The TPT consists of teachers from 4 international schools. The German school was represented by two neat gentlemen, Matthias and Georg – well-organised, level-headed perfectionists who always know what to do to save the day. The Welsh school sent forth Mike – a sharp, knowledgeable academic who is always there to make you go further and try harder. The Spanish teacher delegation, which is currently being in charge of the project, was led by Bea and made up of three more charming ladies – Esther, Raquel and Eugenia. This group really is a far cry from our previous guests. Spontaneous, loud and lively, they brought life, laughter and well-balanced the working atmosphere. Without them, our discussing sessions might have been mistaken with a funeral.
Of course, it can get absolutely ridiculous at times! I’m sure I will never forget some of the clashes of the nations. Just one instance to illustrate what I mean: once the TPT was having a brief discussion about what was going to happen in the following session with their students. Matthias (the German) was getting quite uneasy as we were dramatically running out of time and needed to decide about the plan, otherwise we would not know what to say to our groups, which is a working definition of “a nightmare” for all teachers and German in particular. He politely pointed out that we only had 10 minutes to arrange things, yet Bea (the Spanish leader) kept on discussing less relevant issues. He tried two more times and after a while an alarm clock went off from his wristwatch he had set indicating the time was up and so was his patience.

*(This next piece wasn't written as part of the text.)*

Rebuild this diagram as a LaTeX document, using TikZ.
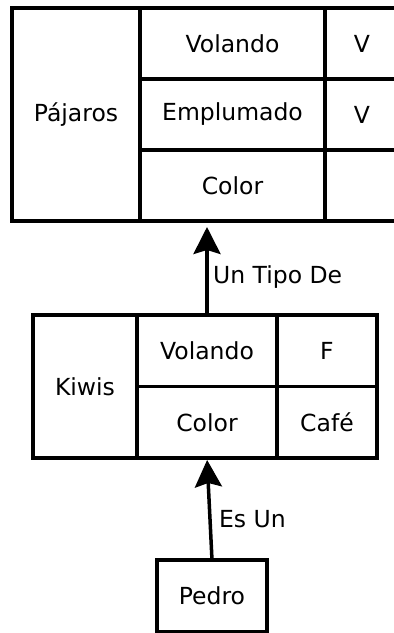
\documentclass[tikz,border=0pt]{standalone}
\usepackage{fontspec}
\setmainfont{DejaVu Sans}
\usetikzlibrary{arrows.meta, positioning}

\begin{document}
\begin{tikzpicture}[
        x=1pt, y=1pt,
        node distance=0pt,
        cell/.style={draw, line width=3.5pt, outer sep=0pt, inner sep=0pt,
                     minimum height=71pt, font=\fontsize{23.5}{28}\selectfont},
        arr/.style={-{Stealth[length=27pt, width=27pt, inset=4pt]}, line width=3.5pt},
        lbl/.style={font=\fontsize{23.5}{28}\selectfont}
      ]
        \useasboundingbox (0,0) rectangle (394,633);
        % frame for the birds
        \node[cell, minimum width=128pt, minimum height=213pt] (pajaros) at (76,518.5) {Pájaros};
        \node[cell, minimum width=185pt, anchor=north west] (pvol) at (pajaros.north east) {Volando};
        \node[cell, minimum width=185pt, below=of pvol] (pemp) {Emplumado};
        \node[cell, minimum width=185pt, below=of pemp] (pcolor) {Color};
        \node[cell, minimum width=74pt, right=of pvol] (pvolv) {V};
        \node[cell, minimum width=74pt, right=of pemp] (pempv) {V};
        \node[cell, minimum width=74pt, right=of pcolor] (pcolorv) {};
        % frame for the kiwis
        \node[cell, minimum width=104pt, minimum height=143pt] (kiwis) at (85,246.5) {Kiwis};
        \node[cell, minimum width=140pt, minimum height=71.5pt, anchor=north west] (kvol) at (kiwis.north east) {Volando};
        \node[cell, minimum width=140pt, minimum height=71.5pt, below=of kvol] (kcolor) {Color};
        \node[cell, minimum width=100pt, minimum height=71.5pt, right=of kvol] (kvolv) {F};
        \node[cell, minimum width=100pt, minimum height=71.5pt, right=of kcolor] (kcolorv) {Café};
        % instance
        \node[cell, minimum width=110pt, minimum height=72pt] (pedro) at (212,37) {Pedro};
        \draw[arr, shorten >=6pt] (kvol.north) -- (kvol.north |- pcolor.south)
          node[lbl, right, pos=0.40, xshift=1pt] {Un Tipo De};
        \draw[arr, shorten >=2pt] (pedro.north) -- (kcolor.south)
          node[lbl, right, pos=0.40, xshift=4pt] {Es Un};
      \end{tikzpicture}
\end{document}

However, it is the “being-of-all-sorts” that makes the working experience so special. In fact, it is the very central idea of the project itself. We cooperate together, learn from each other, share our views, make use of our strengths and, most importantly, re-establish our European identity. I can’t explain how precious it is for our students to talk, work and interact with their international peers on a day-to-day level. Maybe seeing the smile on their faces when meeting for the first time or the thrill they had been feeling the moments before might give us a clue. The time will show the rest.